Paula Shrewsbury, writing for The University of Maryland Extension, offers her best guesses to explain this Mother Nature mystery. Because nature is a balancing act of incredible intricacies, many factors could explain the increase in the butterfly population this year. First, our weather plays a significant role. This season has seen substantial rainfall, and the wet soil is ideal for new growth. More vegetation means more nutritious food sources for caterpillars than in drier years. This boost in nutrition supports successful development and survival of caterpillars and their eggs resulting in a larger number of butterflies this year. On the other side of the food chain, there may be a reduced interest by some of the caterpillar's natural predators, such as birds; birds had other tasty options this year with the Brood II periodical cicadas!
But that is only one part of the mystery.
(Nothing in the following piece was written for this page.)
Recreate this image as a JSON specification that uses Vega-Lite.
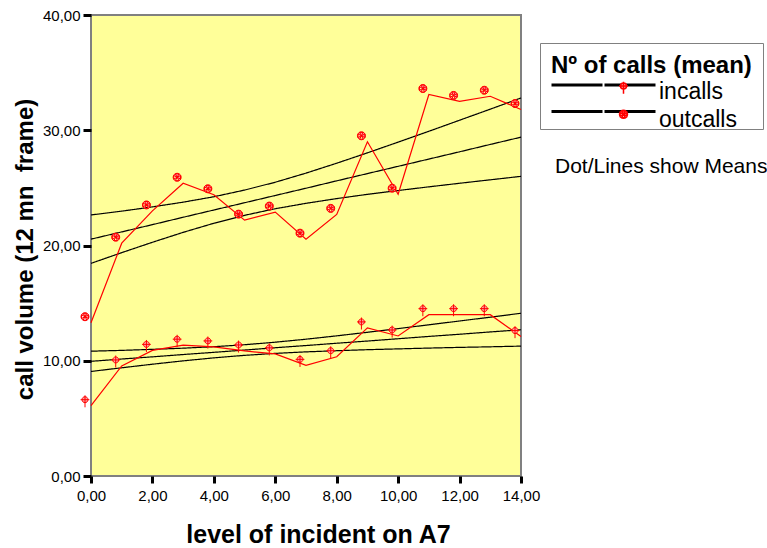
{
  "$schema": "https://vega.github.io/schema/vega-lite/v6.json",
  "width": 430,
  "height": 461,
  "autosize": {"type": "none"},
  "padding": {"left": 91, "top": 15, "right": 246, "bottom": 72},
  "background": "white",
  "title": {
    "text": "Dot/Lines show Means",
    "anchor": "start",
    "frame": "group",
    "orient": "top",
    "offset": 0,
    "dx": 464,
    "dy": 186,
    "baseline": "alphabetic",
    "font": "Liberation Sans",
    "fontSize": 21,
    "fontWeight": "normal",
    "color": "black"
  },
  "config": {
    "view": {"fill": "#FFFF99", "stroke": "#808080", "strokeWidth": 2},
    "font": "Liberation Sans",
    "axis": {
      "domain": false,
      "grid": false,
      "tickColor": "black",
      "tickWidth": 3,
      "labelFont": "Liberation Sans",
      "labelFontSize": 15,
      "labelColor": "black",
      "titleFont": "Liberation Sans",
      "titleFontWeight": "bold",
      "titleColor": "black"
    },
    "axisX": {"tickSize": 7, "labelPadding": 5, "titleFontSize": 25},
    "axisY": {"tickSize": 8, "labelPadding": 3, "titleFontSize": 24}
  },
  "datasets": {
    "means": [
      {"level": 0, "calls": "incalls", "mean": 6.1},
      {"level": 1, "calls": "incalls", "mean": 9.55},
      {"level": 2, "calls": "incalls", "mean": 10.9},
      {"level": 3, "calls": "incalls", "mean": 11.35},
      {"level": 4, "calls": "incalls", "mean": 11.2},
      {"level": 5, "calls": "incalls", "mean": 10.85},
      {"level": 6, "calls": "incalls", "mean": 10.6},
      {"level": 7, "calls": "incalls", "mean": 9.6},
      {"level": 8, "calls": "incalls", "mean": 10.35},
      {"level": 9, "calls": "incalls", "mean": 12.85},
      {"level": 10, "calls": "incalls", "mean": 12.15},
      {"level": 11, "calls": "incalls", "mean": 14.0},
      {"level": 12, "calls": "incalls", "mean": 14.0},
      {"level": 13, "calls": "incalls", "mean": 14.0},
      {"level": 14, "calls": "incalls", "mean": 12.1},
      {"level": 0, "calls": "outcalls", "mean": 13.3},
      {"level": 1, "calls": "outcalls", "mean": 20.2},
      {"level": 2, "calls": "outcalls", "mean": 23.0},
      {"level": 3, "calls": "outcalls", "mean": 25.4},
      {"level": 4, "calls": "outcalls", "mean": 24.4},
      {"level": 5, "calls": "outcalls", "mean": 22.2},
      {"level": 6, "calls": "outcalls", "mean": 22.9},
      {"level": 7, "calls": "outcalls", "mean": 20.55},
      {"level": 8, "calls": "outcalls", "mean": 22.7},
      {"level": 9, "calls": "outcalls", "mean": 29.0},
      {"level": 10, "calls": "outcalls", "mean": 24.45},
      {"level": 11, "calls": "outcalls", "mean": 33.1},
      {"level": 12, "calls": "outcalls", "mean": 32.5},
      {"level": 13, "calls": "outcalls", "mean": 32.95},
      {"level": 14, "calls": "outcalls", "mean": 31.8}
    ],
    "fits": [
      {"level": 0, "series": "incalls", "fit": 9.95, "upper": 10.83, "lower": 9.07},
      {"level": 1, "series": "incalls", "fit": 10.15, "upper": 10.9, "lower": 9.39},
      {"level": 2, "series": "incalls", "fit": 10.34, "upper": 10.99, "lower": 9.7},
      {"level": 3, "series": "incalls", "fit": 10.54, "upper": 11.09, "lower": 9.99},
      {"level": 4, "series": "incalls", "fit": 10.73, "upper": 11.22, "lower": 10.25},
      {"level": 5, "series": "incalls", "fit": 10.93, "upper": 11.39, "lower": 10.47},
      {"level": 6, "series": "incalls", "fit": 11.13, "upper": 11.61, "lower": 10.64},
      {"level": 7, "series": "incalls", "fit": 11.32, "upper": 11.87, "lower": 10.77},
      {"level": 8, "series": "incalls", "fit": 11.52, "upper": 12.16, "lower": 10.87},
      {"level": 9, "series": "incalls", "fit": 11.71, "upper": 12.47, "lower": 10.96},
      {"level": 10, "series": "incalls", "fit": 11.91, "upper": 12.79, "lower": 11.03},
      {"level": 11, "series": "incalls", "fit": 12.11, "upper": 13.12, "lower": 11.1},
      {"level": 12, "series": "incalls", "fit": 12.3, "upper": 13.45, "lower": 11.16},
      {"level": 13, "series": "incalls", "fit": 12.5, "upper": 13.78, "lower": 11.21},
      {"level": 14, "series": "incalls", "fit": 12.69, "upper": 14.12, "lower": 11.27},
      {"level": 0, "series": "outcalls", "fit": 20.55, "upper": 22.65, "lower": 18.45},
      {"level": 1, "series": "outcalls", "fit": 21.18, "upper": 22.98, "lower": 19.38},
      {"level": 2, "series": "outcalls", "fit": 21.81, "upper": 23.35, "lower": 20.28},
      {"level": 3, "series": "outcalls", "fit": 22.45, "upper": 23.76, "lower": 21.14},
      {"level": 4, "series": "outcalls", "fit": 23.08, "upper": 24.23, "lower": 21.93},
      {"level": 5, "series": "outcalls", "fit": 23.71, "upper": 24.81, "lower": 22.62},
      {"level": 6, "series": "outcalls", "fit": 24.34, "upper": 25.49, "lower": 23.19},
      {"level": 7, "series": "outcalls", "fit": 24.97, "upper": 26.28, "lower": 23.66},
      {"level": 8, "series": "outcalls", "fit": 25.61, "upper": 27.14, "lower": 24.07},
      {"level": 9, "series": "outcalls", "fit": 26.24, "upper": 28.04, "lower": 24.44},
      {"level": 10, "series": "outcalls", "fit": 26.87, "upper": 28.97, "lower": 24.77},
      {"level": 11, "series": "outcalls", "fit": 27.5, "upper": 29.91, "lower": 25.09},
      {"level": 12, "series": "outcalls", "fit": 28.13, "upper": 30.87, "lower": 25.4},
      {"level": 13, "series": "outcalls", "fit": 28.77, "upper": 31.83, "lower": 25.7},
      {"level": 14, "series": "outcalls", "fit": 29.4, "upper": 32.8, "lower": 26.0}
    ]
  },
  "layer": [
    {
      "data": {"name": "fits"},
      "transform": [{"fold": ["fit", "upper", "lower"], "as": ["band", "value"]}],
      "mark": {"type": "line", "color": "black", "strokeWidth": 1.2},
      "encoding": {
        "x": {
          "field": "level",
          "type": "quantitative",
          "scale": {"domain": [0, 14], "nice": false},
          "axis": {
            "title": "level of incident on A7",
            "values": [0, 2, 4, 6, 8, 10, 12, 14],
            "labelExpr": "replace(format(datum.value, '.2f'), '.', ',')",
            "labelFlush": false,
            "labelOverlap": false,
            "titleX": 227,
            "titleY": 66,
            "titleAlign": "center",
            "titleBaseline": "alphabetic"
          }
        },
        "y": {
          "field": "value",
          "type": "quantitative",
          "scale": {"domain": [0, 40], "nice": false},
          "axis": {
            "title": "call volume (12 mn\u00a0 frame)",
            "values": [0, 10, 20, 30, 40],
            "labelExpr": "replace(format(datum.value, '.2f'), '.', ',')",
            "labelOverlap": false,
            "titleAngle": 270,
            "titleX": -59,
            "titleY": 234,
            "titleAlign": "center",
            "titleBaseline": "alphabetic"
          }
        },
        "detail": {"field": "band"},
        "strokeDash": {
          "field": "series",
          "type": "nominal",
          "scale": {"range": [[1, 0], [1, 0]]},
          "legend": {
            "title": "Nº of calls (mean)",
            "orient": "none",
            "legendX": 449,
            "legendY": 28,
            "padding": 11,
            "strokeColor": "#808080",
            "titleFont": "Liberation Sans",
            "titleFontSize": 24,
            "titleFontWeight": "bold",
            "titleColor": "black",
            "titlePadding": 4.5,
            "titleLimit": 400,
            "labelFont": "Liberation Sans",
            "labelFontSize": 1,
            "labelOpacity": 0,
            "symbolType": "M0,0H51M53,0H104",
            "symbolSize": 4,
            "symbolStrokeColor": "black",
            "symbolStrokeWidth": 3,
            "symbolOffset": -2,
            "rowPadding": 13.5
          }
        }
      }
    },
    {
      "data": {"name": "means"},
      "mark": {"type": "line", "color": "#ff0000", "strokeWidth": 1.2},
      "encoding": {
        "x": {"field": "level", "type": "quantitative", "title": "level of incident on A7"},
        "y": {"field": "mean", "type": "quantitative", "title": "call volume (12 mn\u00a0 frame)"},
        "detail": {"field": "calls"}
      }
    },
    {
      "data": {"name": "means"},
      "mark": {
        "type": "point",
        "filled": true,
        "fill": "#ffa0a0",
        "stroke": "#ff0000",
        "strokeWidth": 1,
        "opacity": 1,
        "size": 64,
        "xOffset": -6
      },
      "encoding": {
        "x": {"field": "level", "type": "quantitative", "title": "level of incident on A7"},
        "y": {"field": "mean", "type": "quantitative", "title": "call volume (12 mn\u00a0 frame)"},
        "shape": {
          "field": "calls",
          "type": "nominal",
          "scale": {
            "range": [
              "M-0.75,-1.5A0.75,0.75 0 1,1 0.75,-1.5A0.75,0.75 0 1,1 -0.75,-1.5ZM-1.1,-1.5H1.1M0,-2.6V0.4",
              "M-1,-1.5A1,1 0 1,1 1,-1.5A1,1 0 1,1 -1,-1.5ZM0,-1.5L-0.45,-2.35L0.45,-2.35ZM0,-1.5L-0.45,-0.65L0.45,-0.65ZM0,-1.5L-0.85,-1.95L-0.85,-1.05ZM0,-1.5L0.85,-1.95L0.85,-1.05Z"
            ]
          },
          "legend": {
            "title": null,
            "orient": "none",
            "legendX": 521,
            "legendY": 65.6,
            "padding": 0,
            "symbolSize": 64,
            "symbolOffset": 0,
            "labelFont": "Liberation Sans",
            "labelFontSize": 23,
            "labelColor": "black",
            "labelOffset": 24,
            "labelLimit": 300,
            "rowPadding": 2.2,
            "encode": {
              "symbols": {
                "update": {
                  "fill": {"value": "#ffa0a0"},
                  "stroke": {"value": "#ff0000"},
                  "strokeWidth": {"value": 1},
                  "opacity": {"value": 1}
                }
              }
            }
          }
        }
      }
    }
  ]
}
While there has been an increase in the number of butterflies this year (particularly Eastern tiger swallowtails), I have not noticed any monarchs at all. Although weather and environmental factors worked for one group, they may work against another. The monarch is the only butterfly that, like birds, makes a north-south migration. Also like birds, their survival depends on conditions that allow them to eat, rest, and reproduce along the way. Taking cues from nature, around October monarchs embark on a journey south and westward, to Mexico or parts of Southern California - an impressive feat for a butterfly! Since we are east of the Rockies, most of our Monarchs travel to Mexico and hibernate in the oyamel fir trees - using the same trees year after year. Because this trip outlasts a butterfly's life cycle, the females lay eggs for the next generation along the way. The overwintering population usually returns to the US sometime in February or March.
Though it is normal for the monarch's population to fluctuate, the steep decline may be the result of the weather last year and this year. Last summer's drought and this spring's cool temperatures challenged the monarchs, slowing down their migration and impeding reproduction. Heavy rains and severe storms that hit our coastline did not help the monarch's voyage either. And while some butterflies may be experiencing a reprieve from predator threats, the use of pesticides in Midwest corn and soy fields is on the rise, choking out milkweed plants - a key source of food in an important habitat for monarchs.
Though these are only speculations, it goes to show how delicate and interdependent our ecosystem truly is. While we can relish the abundance of swallowtails in a season of favor, on the rare occasion we spot a monarch we can appreciate its achievement of survival, sometimes against the odds.
You can help support the butterfly population in your area by planting a few caterpillar and butterfly favorites in your garden, such as butterfly weed, coneflowers, joe pye weed, asters, parsley and dill.